Can his incredible intelligence make up for his less-than- incredible one-on-one people skills?
Frankenly, can he be taken seriously, either as a candidate, or in the hallowed halls of the Senate, known for its collegiality and lofty debate? (If you're not laughing, you haven't been paying attention.)
Well, the serious, cleaned-up Al Franken is very impressive, and unless Hubert Humphrey comes back from the dead to claim this seat, I'm a convert.
' Not only is he smart and quick, he is incredibly well-informed. The radio show has been great training for absorbing endless facts and recounting them in quick order. It's almost scary to see how much is churning in that big head of his. In fact, that may be a problem over time -- he knows too much, and giving a sound-byte answer could be difficult. But if a thoughtful and articulate answer is the price we have to pay . . .
' He is passionate and has a genuine gut-level compassion for the hard-working middle and under classes, and that comes across. He chokes-up when speaking of people suffering hardships.
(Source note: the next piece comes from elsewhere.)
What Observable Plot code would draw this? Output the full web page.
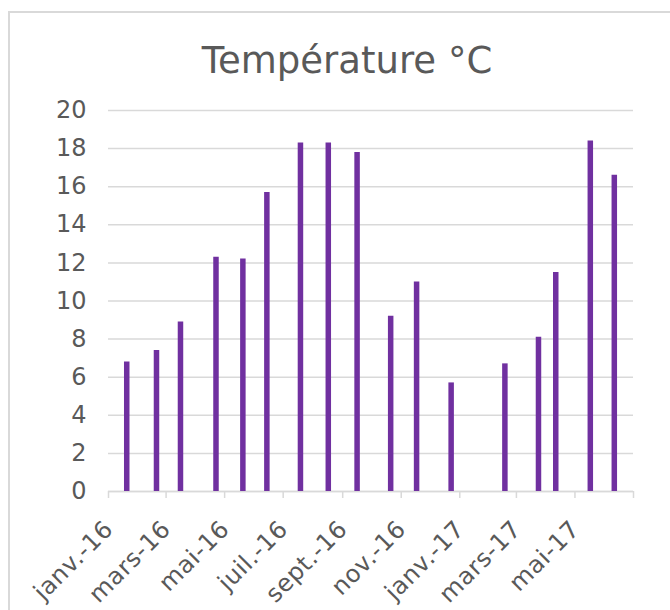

His background as a working class kid, but more movingly, that of his wife as one of five small children of a widowed mother, is powerful stuff, and he links those stories beautifully to the gubmint programs -- Social Security survivor benefits, Pell grants -- which helped both families not just make it, but thrive.
' He has spent more time in Iraq than any one else in politics. (I made that up, but I think it's true.) He's done four tours in Iraq to entertain the troops, and unlike our Commander-in-Chief who serves them a plastic photo-op turkey, Al eats all his meals with the men and women who are stuck in this quagmire. He knows the toll the war is taking on them, on their families, and is outraged at the shoddy veteran's benefits they're getting, benefits the Bush administration aims to cut. (And if you didn't know it, he's outraged about the war too.) When asked his greatest area of vulnerability, he said it was that he cares too much. His role models are Paul Wellstone and Tim Walz, recently elected congressman from Minnesota's 1st District, and a veteran, both known more for their decency and heart than their telegenic flash.
' He is serious and hard-working. He's not just flirting with us, he's making a long-term commitment.
He was as good last night as I've ever seen him, and much warmer one-on-one. I think as a celebrity he had to keep a physical as well as emotional distance from all those who want to meet him, grab his hand, all of that. Now he has to reverse that and reach that hand out to others. Last night he had no trouble doing so.
Minnesota deserves someone better than the plastic and malleable one-time Democrat Norm Coleman, whose contortions to please the President when he was popular, and pass him off when not, should earn him a spot in a circus side show, not in the Senate. I know that doesn't much limit the field, but for now the front-runner is Al Franken, and for now I'm impressed.